Он подошел к столику Креморы с гигантской чашкой кофе в руках и уселся. Кремора заметила ненавидящий взгляд официантки, и тут же глаза девушки затуманила слеза. «Ну и катись в Марокко! – мысленно воскликнула Кремора и засмеялась. – Катись в Шефшауэн и расхаживай там по улицам со своими блестящими черными волосами!» Как бы то ни было, в этот момент магия сработала. Политик был очарован. Он принадлежал ей. С этого момента они стали неразлучны.
– Ну пожалуйста, – взмолилась Саммер.
– Нет, – ответила Маргарита. – Иди сама.
– Я не могу пойти без тебя. Там будут классные парни.
– Парни тебе важнее, чем моя боль.
– Ну будь реалисткой! Каждая курочка больше думает о классных парнях, чем о боли другой женщины. Черт! Меня больше заботит, смогу ли я заказать водостойкую тушь Dior Show или нет. Ненавижу что-то возвращать.
Они сидели в кафе.
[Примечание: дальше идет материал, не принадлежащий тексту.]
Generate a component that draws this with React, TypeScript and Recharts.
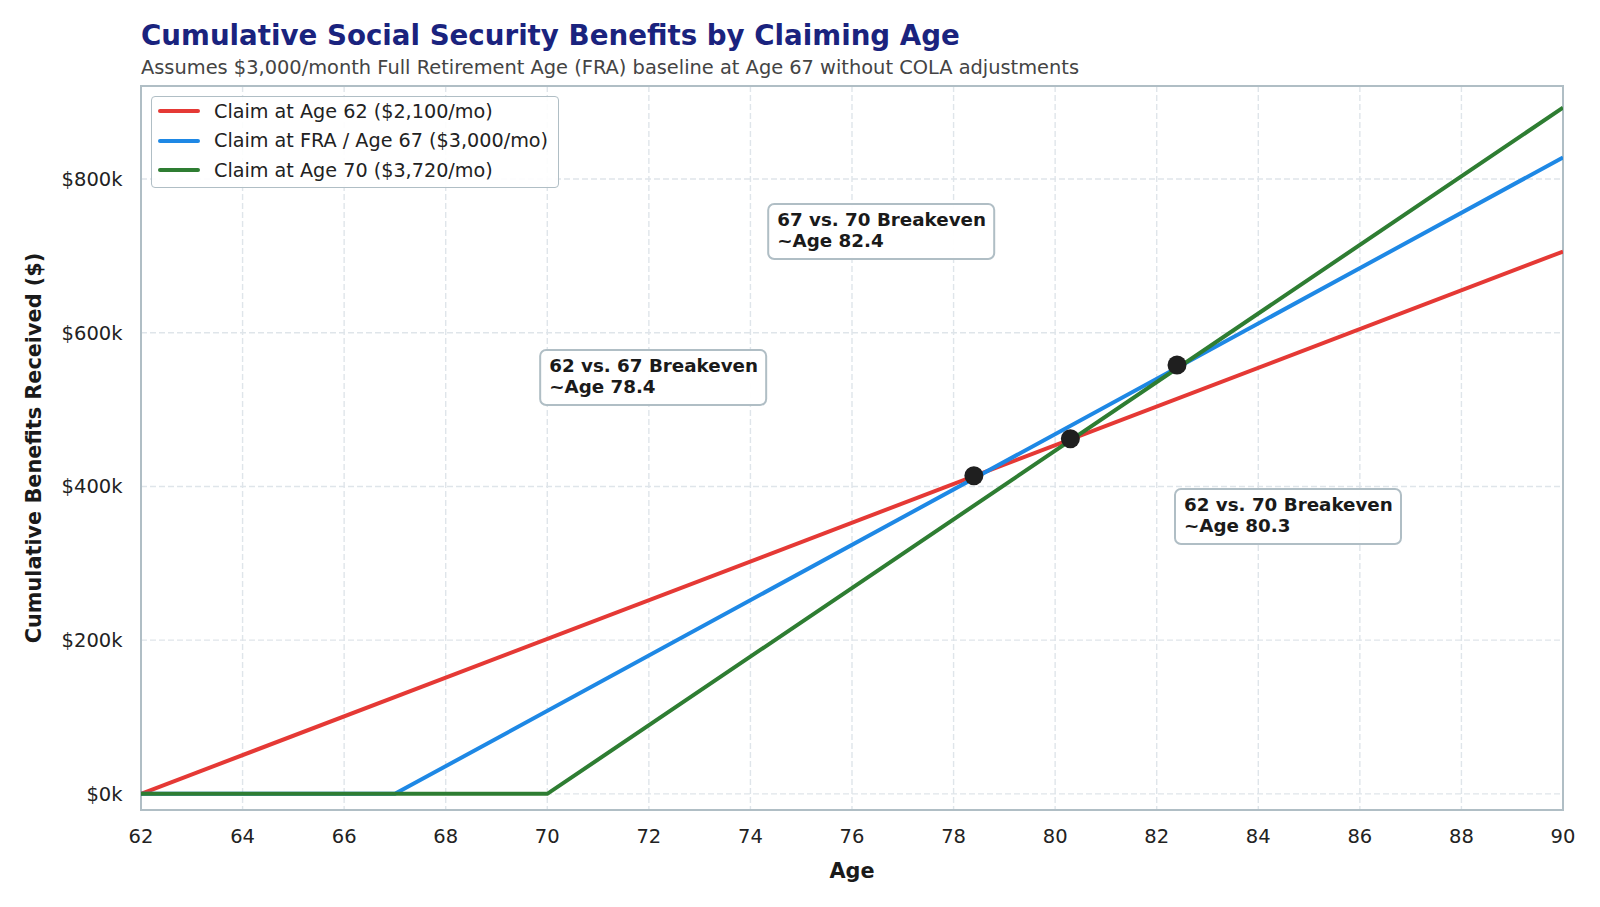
import React from 'react';
import {
  ComposedChart,
  Line,
  Scatter,
  XAxis,
  YAxis,
  CartesianGrid,
  Legend,
  ReferenceArea,
} from 'recharts';

const FONT = '"DejaVu Sans", Verdana, sans-serif';

// ages on the x axis and dollar ticks on the y axis
const AGE_TICKS = [62, 64, 66, 68, 70, 72, 74, 76, 78, 80, 82, 84, 86, 88, 90];
const VALUE_TICKS = [0, 200000, 400000, 600000, 800000];

// cumulative benefits, one array per claiming strategy
const CLAIM_62 = [
  { age: 62, value: 0 },
  { age: 90, value: 705600 },
];
const CLAIM_67 = [
  { age: 62, value: 0 },
  { age: 67, value: 0 },
  { age: 90, value: 828000 },
];
const CLAIM_70 = [
  { age: 62, value: 0 },
  { age: 70, value: 0 },
  { age: 90, value: 892800 },
];

const SERIES_NAMES = [
  'Claim at Age 62 ($2,100/mo)',
  'Claim at FRA / Age 67 ($3,000/mo)',
  'Claim at Age 70 ($3,720/mo)',
];
const SERIES_COLORS = ['#e53935', '#1e88e5', '#2e7d32'];

const BREAKEVENS = [
  { age: 78.4, value: 414000 },
  { age: 80.3, value: 462000 },
  { age: 82.4, value: 558000 },
];

const NOTE_TEXT = [
  ['67 vs. 70 Breakeven', '~Age 82.4'],
  ['62 vs. 67 Breakeven', '~Age 78.4'],
  ['62 vs. 70 Breakeven', '~Age 80.3'],
];

// where each note box sits (top-left corner, in data units)
const NOTE_ANCHORS = [
  { age: 74.35, value: 767500 },
  { age: 69.86, value: 577600 },
  { age: 82.36, value: 396700 },
];

const notes = NOTE_ANCHORS.map((a, i) => ({ ...a, lines: NOTE_TEXT[i] }));

const FRAME = '#b0bec5';

const NoteBox = (props: any) => {
  const { cx, cy, payload } = props;
  if (cx == null || cy == null) return null;
  return (
    <g>
      <rect x={cx} y={cy} width={226} height={55} rx={6} ry={6} fill="#ffffff" fillOpacity={0.95} stroke={FRAME} strokeWidth={2} />
      <text x={cx + 9} y={cy + 22} fontFamily={FONT} fontWeight="bold" fontSize={18.3} fill="#1a1a1a">
        {payload.lines[0]}
      </text>
      <text x={cx + 9} y={cy + 43} fontFamily={FONT} fontWeight="bold" fontSize={18.3} fill="#1a1a1a">
        {payload.lines[1]}
      </text>
    </g>
  );
};

const Dot = (props: any) => {
  const { cx, cy } = props;
  if (cx == null || cy == null) return null;
  return <circle cx={cx} cy={cy} r={9.5} fill="#1f1f1f" />;
};

const LegendBox = () => (
  <div
    style={{
      width: 406,
      height: 90,
      border: `1.5px solid ${FRAME}`,
      borderRadius: 4,
      background: 'rgba(255,255,255,0.9)',
      position: 'relative',
      fontFamily: FONT,
      fontSize: 19.2,
      color: '#222',
    }}
  >
    {SERIES_NAMES.map((name, i) => (
      <div key={name} style={{ position: 'absolute', left: 0, top: 14 + i * 29.5 - 12, height: 24, display: 'flex', alignItems: 'center' }}>
        <div style={{ width: 42, height: 4, marginLeft: 6, background: SERIES_COLORS[i], borderRadius: 2 }} />
        <span style={{ marginLeft: 14, whiteSpace: 'nowrap' }}>{name}</span>
      </div>
    ))}
  </div>
);

const App = () => {
  const money = (v: number) => `$${Math.round(v / 1000)}k`;
  return (
    <div style={{ position: 'absolute', left: 0, top: 0, width: 1600, height: 907, background: '#fff' }}>
      <svg width={1600} height={907} style={{ position: 'absolute', left: 0, top: 0, pointerEvents: 'none' }}>
        <text x={141} y={45} fontFamily={FONT} fontWeight="bold" fontSize={27.7} fill="#1a237e">
          Cumulative Social Security Benefits by Claiming Age
        </text>
        <text x={141} y={74} fontFamily={FONT} fontSize={19.4} fill="#444444">
          Assumes $3,000/month Full Retirement Age (FRA) baseline at Age 67 without COLA adjustments
        </text>
      </svg>
      <div style={{ position: 'absolute', left: 0, top: 0 }}>
        <ComposedChart width={1600} height={907} margin={{ top: 86, right: 37, bottom: 17, left: 10 }}>
          <CartesianGrid stroke="#dfe5ea" strokeDasharray="6 3" strokeWidth={1.4} />
          <XAxis
            type="number"
            dataKey="age"
            domain={[62, 90]}
            ticks={AGE_TICKS}
            allowDataOverflow
            axisLine={false}
            tickLine={false}
            tickMargin={13}
            height={80}
            tick={{ fill: '#222', fontSize: 19.5, fontFamily: FONT }}
            label={{ value: 'Age', position: 'insideBottom', offset: 12, fill: '#1a1a1a', fontSize: 20.8, fontWeight: 'bold', fontFamily: FONT }}
          />
          <YAxis
            type="number"
            dataKey="value"
            domain={[-21000, 921000]}
            ticks={VALUE_TICKS}
            allowDataOverflow
            axisLine={false}
            tickLine={false}
            tickMargin={12.5}
            width={131}
            tickFormatter={money}
            tick={{ fill: '#222', fontSize: 19.5, fontFamily: FONT }}
            label={{
              value: 'Cumulative Benefits Received ($)',
              angle: -90,
              position: 'insideLeft',
              offset: 24,
              fill: '#1a1a1a',
              fontSize: 20.8,
              fontWeight: 'bold',
              fontFamily: FONT,
              style: { textAnchor: 'middle' },
            }}
          />
          <ReferenceArea x1={62} x2={90} y1={-21000} y2={921000} fill="none" stroke={FRAME} strokeWidth={2} ifOverflow="visible" />
          <Line data={CLAIM_62} dataKey="value" name={SERIES_NAMES[0]} stroke={SERIES_COLORS[0]} strokeWidth={4} dot={false} activeDot={false} isAnimationActive={false} />
          <Line data={CLAIM_67} dataKey="value" name={SERIES_NAMES[1]} stroke={SERIES_COLORS[1]} strokeWidth={4} dot={false} activeDot={false} isAnimationActive={false} />
          <Line data={CLAIM_70} dataKey="value" name={SERIES_NAMES[2]} stroke={SERIES_COLORS[2]} strokeWidth={4} dot={false} activeDot={false} isAnimationActive={false} />
          <Scatter data={BREAKEVENS} dataKey="value" shape={Dot} isAnimationActive={false} legendType="none" />
          <Scatter data={notes} dataKey="value" shape={NoteBox} isAnimationActive={false} legendType="none" />
          <Legend
            layout="vertical"
            align="center"
            verticalAlign="middle"
            content={() => <LegendBox />}
            wrapperStyle={{ left: 151, top: 96, width: 408, height: 92 }}
          />
        </ComposedChart>
      </div>
    </div>
  );
};

export default App;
Две официантки. Саммер погрузилась в яркие воспоминания. Маргарита была более серьезна – ведь она приехала из другой страны. Этим вечером должен был состояться благотворительный вечер в доме некогда известной актрисы, в Малибу.
Саммер сделала за Маргариту всю ее работу. И если Маргарита откажет Саммер, на этом все кончится. Придется идти. Она заплакала.
– Черт, подруга, ты серьезно? – Саммер отвлеклась от своего отражения в блестящей стальной поверхности стола, сделав вид, что потрясена слезами Маргариты.
– Иди к черту!
– Сама иди! – огрызнулась Саммер. – Ты можешь захомутать кого угодно.
Как бы не так. Она была красива и умна, и когда-нибудь станет прекрасной матерью, но этого недостаточно. Недостаточно даже любить себя. Сегодня женщине нужно множество всего разного. Быть красивой уже немодно. Успешного мужчину воспринимают лучше, если у него безобразная жена.